■ **Extracted data entries**:
────────────────

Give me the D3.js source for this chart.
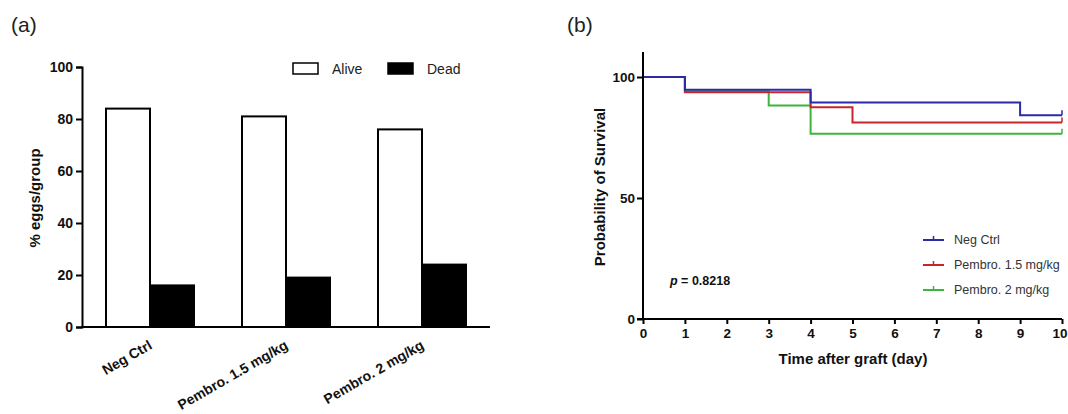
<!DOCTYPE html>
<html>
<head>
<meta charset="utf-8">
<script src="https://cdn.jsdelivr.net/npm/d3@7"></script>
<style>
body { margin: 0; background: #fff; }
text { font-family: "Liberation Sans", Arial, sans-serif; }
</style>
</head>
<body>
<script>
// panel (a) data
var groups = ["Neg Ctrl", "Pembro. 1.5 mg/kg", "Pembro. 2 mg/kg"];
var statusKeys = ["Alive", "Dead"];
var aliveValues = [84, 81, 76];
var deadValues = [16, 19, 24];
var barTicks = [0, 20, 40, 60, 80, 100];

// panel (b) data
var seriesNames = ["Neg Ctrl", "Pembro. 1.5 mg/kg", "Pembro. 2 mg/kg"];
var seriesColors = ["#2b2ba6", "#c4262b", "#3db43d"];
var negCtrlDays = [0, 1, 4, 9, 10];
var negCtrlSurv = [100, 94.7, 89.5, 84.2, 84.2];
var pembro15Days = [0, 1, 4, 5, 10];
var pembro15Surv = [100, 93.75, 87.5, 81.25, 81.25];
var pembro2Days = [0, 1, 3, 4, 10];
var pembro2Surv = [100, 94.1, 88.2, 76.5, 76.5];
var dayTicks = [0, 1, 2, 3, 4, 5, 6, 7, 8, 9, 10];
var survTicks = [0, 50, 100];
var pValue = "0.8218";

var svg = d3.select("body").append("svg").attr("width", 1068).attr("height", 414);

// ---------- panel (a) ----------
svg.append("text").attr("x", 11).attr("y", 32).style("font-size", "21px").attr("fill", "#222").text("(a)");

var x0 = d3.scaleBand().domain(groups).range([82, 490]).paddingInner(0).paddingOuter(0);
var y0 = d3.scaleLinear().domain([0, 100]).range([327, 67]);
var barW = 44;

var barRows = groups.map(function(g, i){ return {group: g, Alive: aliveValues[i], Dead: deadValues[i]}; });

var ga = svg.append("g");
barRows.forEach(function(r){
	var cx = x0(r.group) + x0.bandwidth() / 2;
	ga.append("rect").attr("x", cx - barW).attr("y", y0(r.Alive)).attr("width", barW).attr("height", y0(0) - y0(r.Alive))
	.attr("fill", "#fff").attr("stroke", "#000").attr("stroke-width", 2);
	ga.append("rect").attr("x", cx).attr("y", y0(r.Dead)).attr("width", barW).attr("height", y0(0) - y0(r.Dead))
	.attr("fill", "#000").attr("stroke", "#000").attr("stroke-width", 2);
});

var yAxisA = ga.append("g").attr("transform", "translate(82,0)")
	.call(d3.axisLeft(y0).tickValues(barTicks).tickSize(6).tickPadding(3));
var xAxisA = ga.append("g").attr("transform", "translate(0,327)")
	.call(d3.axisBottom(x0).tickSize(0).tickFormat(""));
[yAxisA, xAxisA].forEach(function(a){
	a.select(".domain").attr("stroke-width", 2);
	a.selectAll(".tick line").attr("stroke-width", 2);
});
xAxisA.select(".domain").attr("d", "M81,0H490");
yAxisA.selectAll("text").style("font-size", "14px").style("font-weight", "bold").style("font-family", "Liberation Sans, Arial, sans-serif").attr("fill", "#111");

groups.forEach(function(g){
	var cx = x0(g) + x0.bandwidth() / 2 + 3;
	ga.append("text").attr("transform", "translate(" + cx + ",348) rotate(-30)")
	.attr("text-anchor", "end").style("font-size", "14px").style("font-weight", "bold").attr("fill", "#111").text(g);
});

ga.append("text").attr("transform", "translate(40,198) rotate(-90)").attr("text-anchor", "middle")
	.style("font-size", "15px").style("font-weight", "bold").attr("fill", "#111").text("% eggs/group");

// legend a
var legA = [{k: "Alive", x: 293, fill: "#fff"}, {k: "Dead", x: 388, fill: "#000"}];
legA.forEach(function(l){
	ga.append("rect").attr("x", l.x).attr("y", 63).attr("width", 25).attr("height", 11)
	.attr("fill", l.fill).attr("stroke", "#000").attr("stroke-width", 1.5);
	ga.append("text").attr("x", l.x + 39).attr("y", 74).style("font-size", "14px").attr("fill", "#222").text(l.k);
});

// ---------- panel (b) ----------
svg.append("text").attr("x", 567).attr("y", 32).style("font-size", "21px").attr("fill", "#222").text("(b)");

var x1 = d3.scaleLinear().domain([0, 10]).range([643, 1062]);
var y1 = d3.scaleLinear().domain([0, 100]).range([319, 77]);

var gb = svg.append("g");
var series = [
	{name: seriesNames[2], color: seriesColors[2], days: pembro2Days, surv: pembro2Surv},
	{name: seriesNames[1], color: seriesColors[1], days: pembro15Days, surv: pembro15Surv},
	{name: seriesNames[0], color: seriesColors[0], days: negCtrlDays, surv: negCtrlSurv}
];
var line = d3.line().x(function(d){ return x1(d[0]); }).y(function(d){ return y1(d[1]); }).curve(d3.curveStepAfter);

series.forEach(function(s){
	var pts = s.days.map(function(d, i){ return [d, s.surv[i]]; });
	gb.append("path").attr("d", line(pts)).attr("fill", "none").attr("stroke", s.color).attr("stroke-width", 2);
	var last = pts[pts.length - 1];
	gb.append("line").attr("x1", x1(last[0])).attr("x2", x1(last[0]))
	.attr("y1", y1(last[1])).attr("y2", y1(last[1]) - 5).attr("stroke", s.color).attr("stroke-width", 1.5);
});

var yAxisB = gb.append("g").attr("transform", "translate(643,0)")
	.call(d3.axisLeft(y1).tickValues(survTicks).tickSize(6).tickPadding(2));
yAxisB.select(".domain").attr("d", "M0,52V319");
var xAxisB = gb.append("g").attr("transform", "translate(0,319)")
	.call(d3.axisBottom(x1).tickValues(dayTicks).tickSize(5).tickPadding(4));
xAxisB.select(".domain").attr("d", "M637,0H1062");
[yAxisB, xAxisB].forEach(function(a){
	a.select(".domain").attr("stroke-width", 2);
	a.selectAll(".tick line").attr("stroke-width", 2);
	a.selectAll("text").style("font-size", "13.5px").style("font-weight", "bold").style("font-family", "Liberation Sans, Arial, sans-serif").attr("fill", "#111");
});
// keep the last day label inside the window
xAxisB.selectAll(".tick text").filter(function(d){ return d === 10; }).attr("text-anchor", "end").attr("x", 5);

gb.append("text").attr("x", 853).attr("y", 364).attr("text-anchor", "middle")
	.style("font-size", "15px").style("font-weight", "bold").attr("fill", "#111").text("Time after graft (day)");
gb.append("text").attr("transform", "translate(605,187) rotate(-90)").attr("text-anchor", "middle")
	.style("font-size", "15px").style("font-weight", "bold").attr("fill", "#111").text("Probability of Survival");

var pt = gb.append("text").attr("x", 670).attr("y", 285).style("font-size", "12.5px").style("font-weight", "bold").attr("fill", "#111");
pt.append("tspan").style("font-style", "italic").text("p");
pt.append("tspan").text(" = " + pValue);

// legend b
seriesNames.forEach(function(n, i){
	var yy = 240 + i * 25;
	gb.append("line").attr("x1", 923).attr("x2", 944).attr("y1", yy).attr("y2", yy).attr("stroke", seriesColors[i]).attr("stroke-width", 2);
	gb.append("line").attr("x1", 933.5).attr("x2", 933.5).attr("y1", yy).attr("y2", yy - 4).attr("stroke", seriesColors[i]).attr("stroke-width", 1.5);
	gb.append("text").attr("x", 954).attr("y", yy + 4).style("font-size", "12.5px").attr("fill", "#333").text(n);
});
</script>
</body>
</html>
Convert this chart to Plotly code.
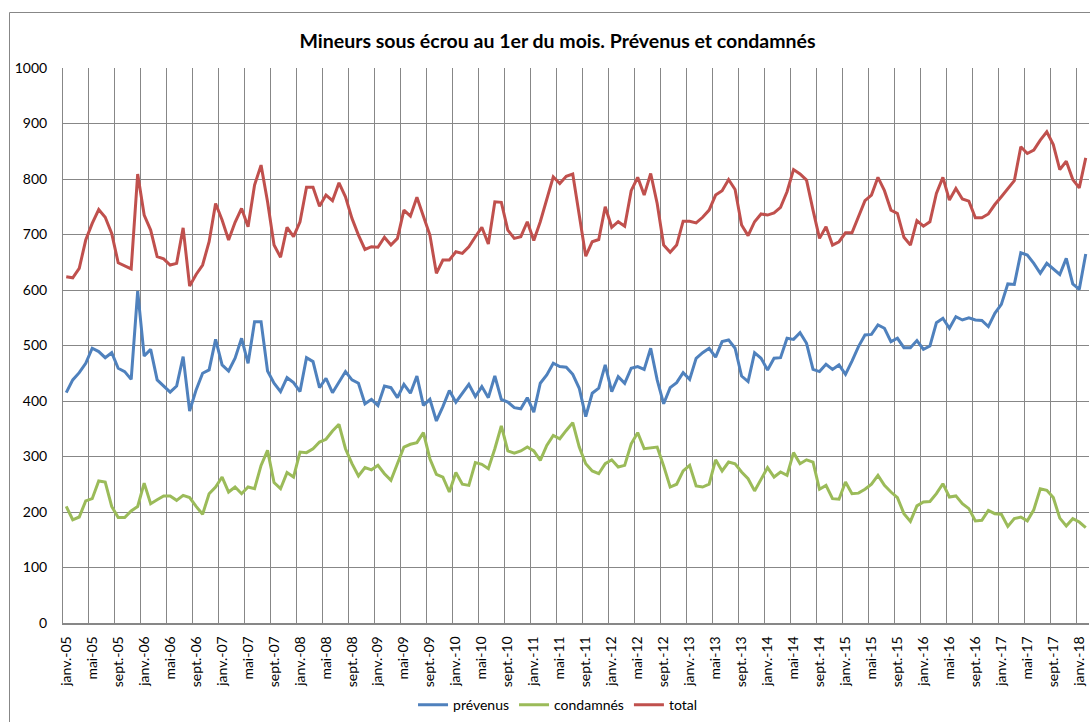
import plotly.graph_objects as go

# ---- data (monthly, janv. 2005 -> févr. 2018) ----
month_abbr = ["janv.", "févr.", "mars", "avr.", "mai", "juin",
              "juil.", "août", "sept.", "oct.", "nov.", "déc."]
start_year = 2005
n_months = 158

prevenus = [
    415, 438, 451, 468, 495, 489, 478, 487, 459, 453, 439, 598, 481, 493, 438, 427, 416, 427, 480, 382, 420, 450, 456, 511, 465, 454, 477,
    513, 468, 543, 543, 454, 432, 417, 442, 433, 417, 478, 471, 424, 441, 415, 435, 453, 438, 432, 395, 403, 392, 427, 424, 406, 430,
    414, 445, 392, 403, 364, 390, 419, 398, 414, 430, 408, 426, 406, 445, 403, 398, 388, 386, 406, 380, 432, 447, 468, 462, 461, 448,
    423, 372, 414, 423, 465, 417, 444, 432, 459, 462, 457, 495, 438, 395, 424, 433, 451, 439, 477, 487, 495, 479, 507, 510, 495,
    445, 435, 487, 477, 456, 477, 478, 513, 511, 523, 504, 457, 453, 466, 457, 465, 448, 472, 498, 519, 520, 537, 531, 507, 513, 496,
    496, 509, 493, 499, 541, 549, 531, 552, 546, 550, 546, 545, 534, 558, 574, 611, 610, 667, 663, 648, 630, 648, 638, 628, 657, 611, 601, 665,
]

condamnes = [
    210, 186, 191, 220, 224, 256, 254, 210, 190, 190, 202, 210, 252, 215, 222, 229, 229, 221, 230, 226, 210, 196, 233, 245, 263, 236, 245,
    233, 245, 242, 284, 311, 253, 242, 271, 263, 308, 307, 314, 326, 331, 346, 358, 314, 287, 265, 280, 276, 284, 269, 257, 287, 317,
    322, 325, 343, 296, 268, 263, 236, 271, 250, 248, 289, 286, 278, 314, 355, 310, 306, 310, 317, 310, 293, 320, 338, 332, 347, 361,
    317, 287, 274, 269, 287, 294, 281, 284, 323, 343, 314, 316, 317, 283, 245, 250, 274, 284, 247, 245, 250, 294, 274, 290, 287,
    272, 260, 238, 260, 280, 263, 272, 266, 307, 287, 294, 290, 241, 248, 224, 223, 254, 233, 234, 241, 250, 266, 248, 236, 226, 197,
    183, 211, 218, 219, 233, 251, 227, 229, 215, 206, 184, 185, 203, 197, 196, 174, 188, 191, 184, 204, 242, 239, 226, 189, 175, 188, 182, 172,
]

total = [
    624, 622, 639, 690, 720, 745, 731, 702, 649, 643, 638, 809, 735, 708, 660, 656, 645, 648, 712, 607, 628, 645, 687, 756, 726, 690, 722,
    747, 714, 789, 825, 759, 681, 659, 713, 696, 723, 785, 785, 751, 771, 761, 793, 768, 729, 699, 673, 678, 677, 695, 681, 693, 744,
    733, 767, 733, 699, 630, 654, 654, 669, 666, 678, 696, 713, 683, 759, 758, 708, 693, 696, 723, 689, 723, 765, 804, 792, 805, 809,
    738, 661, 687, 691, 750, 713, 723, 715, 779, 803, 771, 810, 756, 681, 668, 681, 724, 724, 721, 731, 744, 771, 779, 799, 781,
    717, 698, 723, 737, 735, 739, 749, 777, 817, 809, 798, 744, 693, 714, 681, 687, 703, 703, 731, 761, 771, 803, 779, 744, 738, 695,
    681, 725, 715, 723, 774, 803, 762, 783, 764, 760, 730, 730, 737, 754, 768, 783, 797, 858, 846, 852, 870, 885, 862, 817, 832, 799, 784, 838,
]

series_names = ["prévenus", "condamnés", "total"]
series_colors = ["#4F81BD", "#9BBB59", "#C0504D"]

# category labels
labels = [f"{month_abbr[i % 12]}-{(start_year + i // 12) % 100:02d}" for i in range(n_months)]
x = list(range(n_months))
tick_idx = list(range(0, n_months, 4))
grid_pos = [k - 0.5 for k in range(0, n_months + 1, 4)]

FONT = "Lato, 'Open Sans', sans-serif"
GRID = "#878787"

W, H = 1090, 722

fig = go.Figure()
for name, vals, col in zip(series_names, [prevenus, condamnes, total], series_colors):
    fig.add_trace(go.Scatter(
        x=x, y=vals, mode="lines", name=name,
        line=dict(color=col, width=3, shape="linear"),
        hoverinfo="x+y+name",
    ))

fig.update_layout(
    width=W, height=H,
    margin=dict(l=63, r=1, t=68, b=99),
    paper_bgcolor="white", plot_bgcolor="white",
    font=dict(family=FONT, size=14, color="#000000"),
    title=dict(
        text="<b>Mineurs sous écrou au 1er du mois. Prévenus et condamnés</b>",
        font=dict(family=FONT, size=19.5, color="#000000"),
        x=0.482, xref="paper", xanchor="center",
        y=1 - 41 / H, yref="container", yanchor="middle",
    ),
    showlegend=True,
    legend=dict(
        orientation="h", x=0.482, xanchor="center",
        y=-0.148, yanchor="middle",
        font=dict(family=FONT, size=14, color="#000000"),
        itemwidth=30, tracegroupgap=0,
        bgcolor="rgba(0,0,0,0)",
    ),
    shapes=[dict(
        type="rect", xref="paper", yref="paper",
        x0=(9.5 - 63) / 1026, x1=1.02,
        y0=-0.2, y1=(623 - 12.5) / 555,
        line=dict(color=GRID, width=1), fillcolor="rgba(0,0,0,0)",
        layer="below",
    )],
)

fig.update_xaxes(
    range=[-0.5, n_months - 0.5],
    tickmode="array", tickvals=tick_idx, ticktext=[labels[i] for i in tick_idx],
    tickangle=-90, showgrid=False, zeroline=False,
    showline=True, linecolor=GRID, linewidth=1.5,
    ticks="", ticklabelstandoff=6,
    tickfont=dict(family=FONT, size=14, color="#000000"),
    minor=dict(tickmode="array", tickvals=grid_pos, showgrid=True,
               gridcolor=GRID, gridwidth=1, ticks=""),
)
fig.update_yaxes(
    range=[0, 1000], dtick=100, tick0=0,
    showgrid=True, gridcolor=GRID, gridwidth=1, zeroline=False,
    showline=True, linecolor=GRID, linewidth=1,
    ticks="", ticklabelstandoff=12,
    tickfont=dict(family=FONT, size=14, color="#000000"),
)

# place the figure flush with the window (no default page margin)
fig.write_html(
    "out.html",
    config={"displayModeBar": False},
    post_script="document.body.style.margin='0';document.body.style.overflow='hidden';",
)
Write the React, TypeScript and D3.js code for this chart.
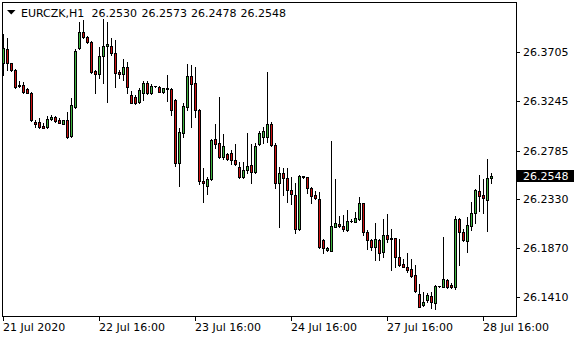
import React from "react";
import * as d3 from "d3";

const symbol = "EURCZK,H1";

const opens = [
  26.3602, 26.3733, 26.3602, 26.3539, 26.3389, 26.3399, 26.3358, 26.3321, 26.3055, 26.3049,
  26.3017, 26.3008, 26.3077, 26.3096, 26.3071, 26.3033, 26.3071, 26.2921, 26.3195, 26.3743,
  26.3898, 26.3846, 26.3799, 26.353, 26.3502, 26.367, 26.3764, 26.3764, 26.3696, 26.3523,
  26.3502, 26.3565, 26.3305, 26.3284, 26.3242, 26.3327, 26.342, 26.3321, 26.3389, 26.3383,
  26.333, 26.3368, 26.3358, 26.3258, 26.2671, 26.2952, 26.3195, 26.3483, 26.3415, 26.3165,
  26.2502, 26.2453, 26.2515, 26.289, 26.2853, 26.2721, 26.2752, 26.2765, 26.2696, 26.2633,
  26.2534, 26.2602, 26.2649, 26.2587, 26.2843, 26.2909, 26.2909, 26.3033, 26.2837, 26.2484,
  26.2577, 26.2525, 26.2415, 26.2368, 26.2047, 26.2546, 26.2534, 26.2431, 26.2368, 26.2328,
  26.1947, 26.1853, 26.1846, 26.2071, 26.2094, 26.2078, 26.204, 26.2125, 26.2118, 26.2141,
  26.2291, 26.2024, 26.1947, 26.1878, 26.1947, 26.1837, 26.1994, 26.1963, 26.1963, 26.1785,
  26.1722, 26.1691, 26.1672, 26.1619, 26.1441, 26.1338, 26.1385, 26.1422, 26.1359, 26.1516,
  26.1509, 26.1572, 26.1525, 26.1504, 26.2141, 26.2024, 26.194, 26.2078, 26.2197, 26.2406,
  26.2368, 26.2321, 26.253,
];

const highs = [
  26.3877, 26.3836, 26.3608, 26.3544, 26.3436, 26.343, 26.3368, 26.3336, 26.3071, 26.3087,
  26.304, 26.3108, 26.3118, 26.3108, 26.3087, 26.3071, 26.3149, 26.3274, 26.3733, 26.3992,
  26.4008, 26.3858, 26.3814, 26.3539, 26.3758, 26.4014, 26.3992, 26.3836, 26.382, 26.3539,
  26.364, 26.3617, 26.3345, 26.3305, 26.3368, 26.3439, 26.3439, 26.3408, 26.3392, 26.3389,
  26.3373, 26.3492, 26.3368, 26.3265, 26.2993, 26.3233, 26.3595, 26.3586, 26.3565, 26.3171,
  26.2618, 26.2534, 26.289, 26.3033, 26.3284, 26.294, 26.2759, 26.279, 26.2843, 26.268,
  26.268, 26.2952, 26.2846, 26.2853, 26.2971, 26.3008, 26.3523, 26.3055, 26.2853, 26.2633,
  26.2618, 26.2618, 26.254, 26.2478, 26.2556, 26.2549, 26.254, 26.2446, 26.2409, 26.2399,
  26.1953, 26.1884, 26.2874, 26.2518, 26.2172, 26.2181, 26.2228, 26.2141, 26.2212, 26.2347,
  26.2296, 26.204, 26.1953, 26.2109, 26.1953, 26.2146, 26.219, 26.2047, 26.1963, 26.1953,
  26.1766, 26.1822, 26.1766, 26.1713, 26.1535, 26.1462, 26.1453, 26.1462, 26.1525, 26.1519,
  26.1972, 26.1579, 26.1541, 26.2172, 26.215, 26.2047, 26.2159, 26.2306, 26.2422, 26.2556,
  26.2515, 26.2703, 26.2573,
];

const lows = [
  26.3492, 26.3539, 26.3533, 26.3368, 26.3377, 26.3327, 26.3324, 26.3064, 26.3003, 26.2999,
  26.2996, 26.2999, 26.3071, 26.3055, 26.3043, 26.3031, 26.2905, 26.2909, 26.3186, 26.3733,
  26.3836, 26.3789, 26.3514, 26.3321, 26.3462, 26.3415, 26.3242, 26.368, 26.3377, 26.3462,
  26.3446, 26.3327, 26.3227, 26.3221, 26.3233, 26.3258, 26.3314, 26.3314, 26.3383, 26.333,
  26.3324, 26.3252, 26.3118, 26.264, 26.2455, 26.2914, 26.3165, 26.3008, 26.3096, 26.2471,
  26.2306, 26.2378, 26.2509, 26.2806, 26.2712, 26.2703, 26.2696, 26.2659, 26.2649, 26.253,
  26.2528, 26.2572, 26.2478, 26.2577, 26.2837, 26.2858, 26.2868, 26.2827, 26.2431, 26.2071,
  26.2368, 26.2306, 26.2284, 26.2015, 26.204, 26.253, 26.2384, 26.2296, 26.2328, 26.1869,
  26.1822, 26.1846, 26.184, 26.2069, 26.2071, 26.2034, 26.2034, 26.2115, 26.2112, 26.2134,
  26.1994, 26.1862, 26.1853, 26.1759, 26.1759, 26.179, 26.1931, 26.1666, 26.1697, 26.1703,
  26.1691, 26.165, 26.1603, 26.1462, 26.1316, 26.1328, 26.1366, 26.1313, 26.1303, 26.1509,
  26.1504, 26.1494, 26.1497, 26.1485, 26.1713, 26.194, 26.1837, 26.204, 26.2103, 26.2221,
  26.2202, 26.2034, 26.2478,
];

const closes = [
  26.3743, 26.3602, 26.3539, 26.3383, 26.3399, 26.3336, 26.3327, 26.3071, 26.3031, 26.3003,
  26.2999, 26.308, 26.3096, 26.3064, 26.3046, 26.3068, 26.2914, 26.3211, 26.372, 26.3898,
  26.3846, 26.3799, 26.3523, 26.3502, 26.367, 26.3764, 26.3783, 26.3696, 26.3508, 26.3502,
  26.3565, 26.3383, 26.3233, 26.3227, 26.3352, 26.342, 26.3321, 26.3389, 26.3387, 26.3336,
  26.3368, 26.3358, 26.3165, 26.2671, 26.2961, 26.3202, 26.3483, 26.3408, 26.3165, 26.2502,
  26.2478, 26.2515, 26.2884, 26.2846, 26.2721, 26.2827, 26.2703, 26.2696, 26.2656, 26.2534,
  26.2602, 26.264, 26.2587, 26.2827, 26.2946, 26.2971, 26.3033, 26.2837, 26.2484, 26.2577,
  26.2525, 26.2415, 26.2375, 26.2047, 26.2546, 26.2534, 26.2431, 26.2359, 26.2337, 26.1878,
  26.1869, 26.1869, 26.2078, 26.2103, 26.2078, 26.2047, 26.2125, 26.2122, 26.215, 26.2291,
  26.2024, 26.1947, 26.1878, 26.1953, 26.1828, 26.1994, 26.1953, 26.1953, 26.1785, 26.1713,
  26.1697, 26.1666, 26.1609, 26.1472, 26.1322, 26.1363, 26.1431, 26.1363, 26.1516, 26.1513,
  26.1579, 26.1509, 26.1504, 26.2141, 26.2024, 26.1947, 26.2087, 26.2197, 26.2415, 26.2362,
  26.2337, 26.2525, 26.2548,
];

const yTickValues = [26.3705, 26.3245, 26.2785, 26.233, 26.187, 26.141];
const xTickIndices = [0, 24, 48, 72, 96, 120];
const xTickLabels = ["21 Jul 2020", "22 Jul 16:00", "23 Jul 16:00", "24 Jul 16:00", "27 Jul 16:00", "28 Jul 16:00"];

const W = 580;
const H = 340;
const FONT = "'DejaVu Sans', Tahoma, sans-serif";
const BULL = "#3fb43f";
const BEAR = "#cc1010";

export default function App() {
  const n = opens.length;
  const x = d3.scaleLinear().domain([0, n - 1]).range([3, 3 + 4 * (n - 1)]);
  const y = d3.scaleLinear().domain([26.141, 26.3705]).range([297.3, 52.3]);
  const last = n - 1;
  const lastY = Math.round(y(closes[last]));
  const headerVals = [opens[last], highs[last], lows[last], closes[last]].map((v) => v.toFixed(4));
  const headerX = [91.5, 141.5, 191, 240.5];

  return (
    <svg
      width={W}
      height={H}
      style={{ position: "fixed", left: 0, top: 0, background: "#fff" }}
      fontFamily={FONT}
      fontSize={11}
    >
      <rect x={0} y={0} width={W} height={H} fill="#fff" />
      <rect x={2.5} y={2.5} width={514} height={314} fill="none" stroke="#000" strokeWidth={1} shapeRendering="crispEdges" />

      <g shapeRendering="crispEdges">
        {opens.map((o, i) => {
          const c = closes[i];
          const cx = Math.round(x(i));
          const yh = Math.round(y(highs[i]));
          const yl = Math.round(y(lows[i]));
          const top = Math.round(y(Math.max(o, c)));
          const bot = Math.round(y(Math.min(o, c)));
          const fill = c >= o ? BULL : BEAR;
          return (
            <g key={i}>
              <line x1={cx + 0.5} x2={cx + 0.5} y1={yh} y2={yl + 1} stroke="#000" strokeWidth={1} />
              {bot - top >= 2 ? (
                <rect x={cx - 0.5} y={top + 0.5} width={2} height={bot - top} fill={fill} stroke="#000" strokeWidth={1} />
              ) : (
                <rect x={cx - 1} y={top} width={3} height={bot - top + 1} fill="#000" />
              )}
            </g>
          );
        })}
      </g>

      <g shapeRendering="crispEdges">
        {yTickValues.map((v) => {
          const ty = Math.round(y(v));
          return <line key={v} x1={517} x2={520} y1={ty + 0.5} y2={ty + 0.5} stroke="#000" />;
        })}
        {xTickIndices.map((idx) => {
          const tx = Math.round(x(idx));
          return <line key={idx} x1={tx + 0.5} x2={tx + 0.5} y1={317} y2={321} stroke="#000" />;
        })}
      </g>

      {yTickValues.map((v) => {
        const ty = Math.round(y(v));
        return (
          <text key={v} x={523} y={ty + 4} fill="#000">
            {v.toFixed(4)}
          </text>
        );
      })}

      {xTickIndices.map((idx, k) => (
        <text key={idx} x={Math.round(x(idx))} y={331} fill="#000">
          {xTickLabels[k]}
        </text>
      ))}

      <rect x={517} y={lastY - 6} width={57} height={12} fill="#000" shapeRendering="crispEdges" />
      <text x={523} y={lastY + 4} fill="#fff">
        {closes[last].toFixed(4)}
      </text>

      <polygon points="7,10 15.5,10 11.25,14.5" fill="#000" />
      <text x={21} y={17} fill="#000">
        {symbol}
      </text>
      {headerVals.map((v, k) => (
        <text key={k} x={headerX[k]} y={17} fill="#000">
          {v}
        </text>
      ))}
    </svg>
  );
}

────────────────

■ **GIVEN TASK**: The first line to give again is the one with "Convert this chart to Plotly code.", and the last is the one with "n_months = 158". Repeat them and everything between exactly, minus the pictures.

■ **TASK OUTPUT**:
Convert this chart to Plotly code.
import plotly.graph_objects as go

# ---- data (monthly, janv. 2005 -> févr. 2018) ----
month_abbr = ["janv.", "févr.", "mars", "avr.", "mai", "juin",
              "juil.", "août", "sept.", "oct.", "nov.", "déc."]
start_year = 2005
n_months = 158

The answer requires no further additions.